3. Compliance Testing
This is to ensure that the software meets with internal and external standards, policies and regulations.
Internal compliance testing is carried out by selected persons or a department in the developing company while external compliance testing is carried out by external bodies or regulatory authorities.
For example, the FCC will test mobiles phones for acceptable interference and radiation levels.
4. Functional Testing
A test to ascertain if the software works according to its design specifications and requirements.
Unlike System Testing that checks everything, this testing is normally concerned with the output of the system, not minding the inputs and processes carried out.
5. Usability Testing
The user is the most important element in the development of any software. This test examines how human factors and the user interface agrees with end-users.
It looks are the processes and steps required to carry out tasks and analyzes how effective, intuitive and easy those steps are.

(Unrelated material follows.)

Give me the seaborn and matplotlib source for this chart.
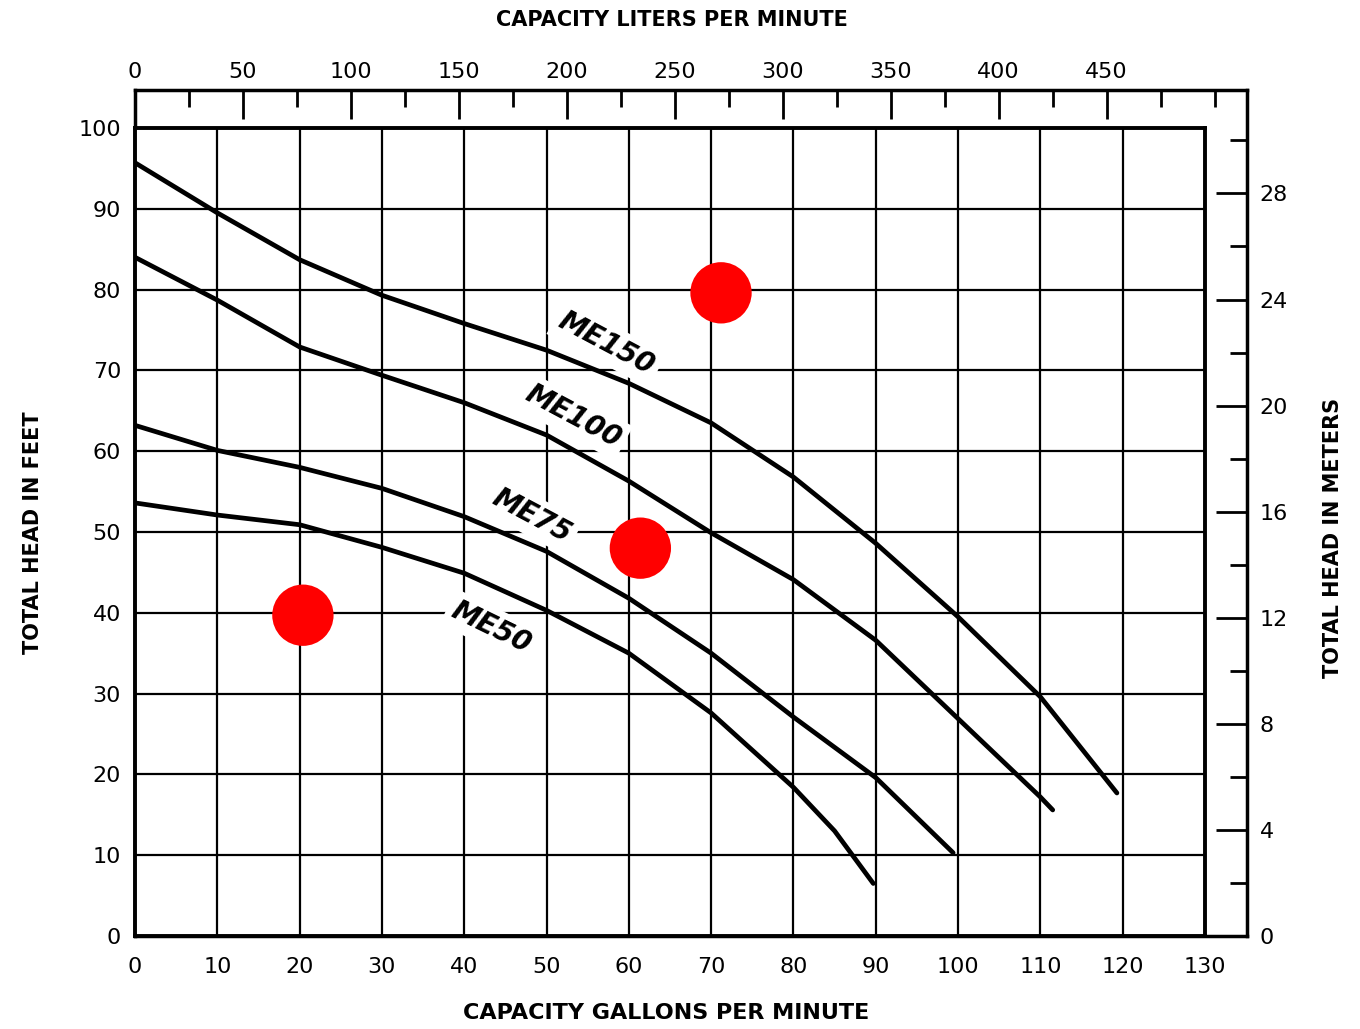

For example, suppose a user uses the camera phone and each time the system asks where to save the file (internal or external memory).
This could be looked at as inefficient. Instead, the user could set the default storage location and not have to indicate such each time the camera is used.
6. Regression Testing
Changes and upgrades are made to software continually.

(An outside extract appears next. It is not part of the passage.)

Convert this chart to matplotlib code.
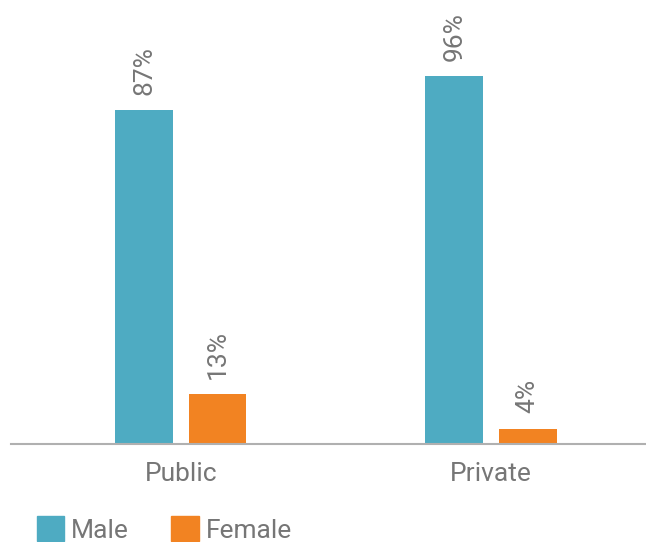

Regression testing ensures that new versions or upgrades have not created problems for other areas previously working okay.
The test is carried out using previous test cases and the new results compared to previous results.
7. Security Testing
Every software is liable to malicious attacks and intruders.
Security testing looks for loopholes, defects and vulnerabilities in the system that can expose the software to such threats.
Software Testing Methods
Methods are the ways by which the tests are actually carried out.
Ad-hoc Testing (a.k.a. monkey or random testing)
– A test carried out with no documentation or planning given. It is usually carried out randomly without any pre-defined process or intention.
2. Agile Testing
– A testing that ensures that the ideals of agile software development are adhered to according to their Manifesto.
3. Black Box Testing (a.k.a. Behavioral testing)
This is testing of the entire system by persons who have no idea about the design, structure and implementation of the software.
It is tested for errors in interface, performance, behavior, data structures, functions, etc.
4. White Box Testing (a.k.a. Blass Box testing, Clear Box testing, Open Box testing)
This is similar to Black Box testing except that the design, structure and implementation of the software are known to the tester.
5. Gray Box Testing
– A testing comprising of the two ideals of the black box and white box testing. Some parts of the design, structure and implementation of the item are known to the tester and some are not.
As said earlier, there are different techniques of testing a software-defined on your perspective.
To explain the difference between levels, methods and types, a Performance Test (a Type) can be carried out during System Testing (a Level) using White Box Testing (a Method).